From PhilPapers forum Continental Philosophy:

2011-09-10
Is Heidegger a conceptualist?
Nikhil,

Your reasoning is excellent. From your careful deliberation, I can see the hard work you've done in this area. But I still have some different opinions on this issue, which I'd like to communicate with you here. 
First of all, I appreciate your demarcation of conceptualism and the commonly known example of hammer in Heidegger's philosophy. The point here I want to argue is that, since you concentrated on the contemporary debates which concerning Heidegger's thoughts, you have not considered very seriously about the inner links between Husserl's phenomenology and Heidegger's ontology.
 
Husserl once mentioned in his Logical Investigations (Logisch Untersuchungen), truths are what they are irrespective of whether humans grasp them at all. The truths exist in "being in itself" (An-sich-sein), this concept, later which is famous in Sartre's Being and Nothingness. To speak more clearly, these truths are formed in those ideal unities. Husserl's idealities refer to numbers, logical entities, pure meanings etc. Husserl insists that ideal objectivities are given through essential seeing/ essence inspection (Wesenserschauung). So far, it seems that Husserl is someone like a conceptualist as such you mentioned. But the key point is that he didn't proceed his phenomenological research in a naive manner but worked it out in a complex structure, which could not be named as simple stages (one or two or more). The given of hammer itself through essential seeing can be simply viewed as one stage, however, this one stage is not a strictly sensed "stage", which we cannot generalize into a kind of psychic act for Husserl rejects using Brentanian descriptive psychology in his later works.

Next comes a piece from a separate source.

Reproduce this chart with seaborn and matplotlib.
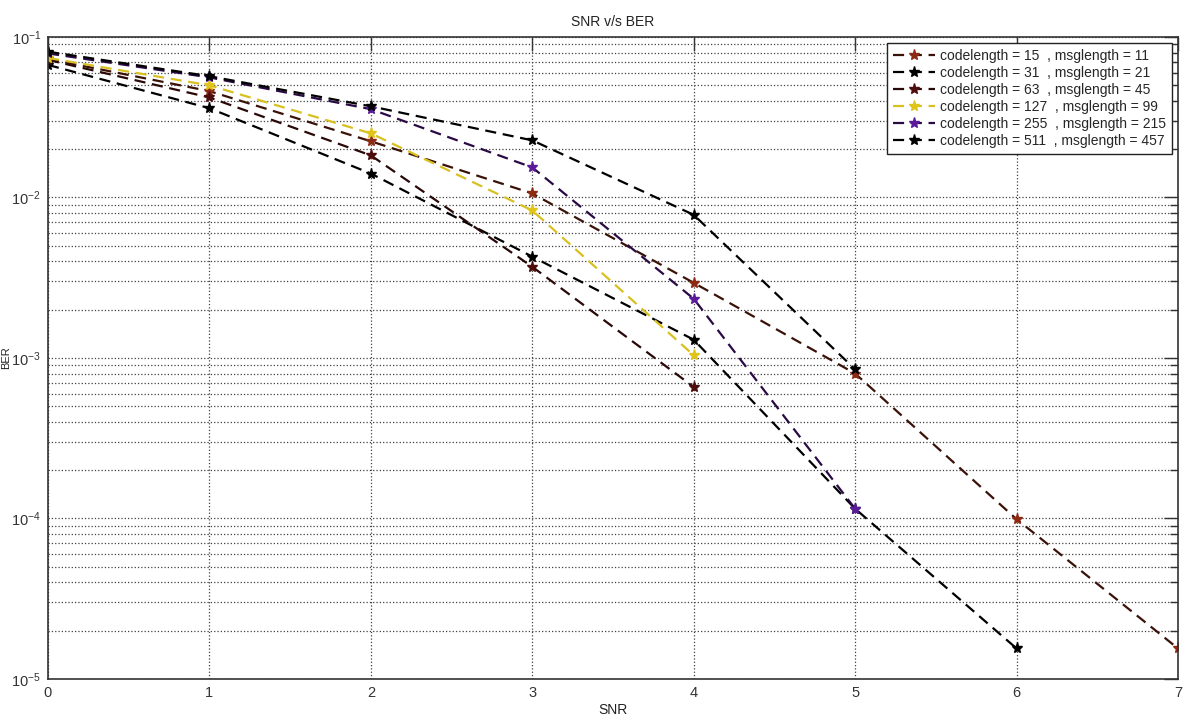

Heidegger, of course, has undertaken so much from his teacher. To a large extent, Heidegger further apply Husserl's phenomenology into his own ontology, although this sort of application more or less breaks Husserl's original stance. From Husserl's Wesenserschauung to Heidegger's Sagen, we can not only see the correlation between the former and latter but read out the great gap as well. Both of these two philosophers want to reveal the secret of the truth(s) in their heart, but they act out in different theoretical world. If we trace Husserl's thoughts back to Logisch and explore Heidegger's meditation towards Dichtung, we will find out that "being" in these two relevant theories refers to the same but performs quite differently. Heidegger's  "being"  more and more tends to Laozi's Tao, that we can see very clearly in his later works, also in his Being and Time we can dig out some proofs. In this sense, a kind of eastern living realization replaces the commonly acknowledged perceptual experience in Heidegger's philosophy that the former is both metaphysical and practical and the latter is philosophical and psychological.

Surely, the above argument is quite general but I think it can represent my basic ideas concerning this topic.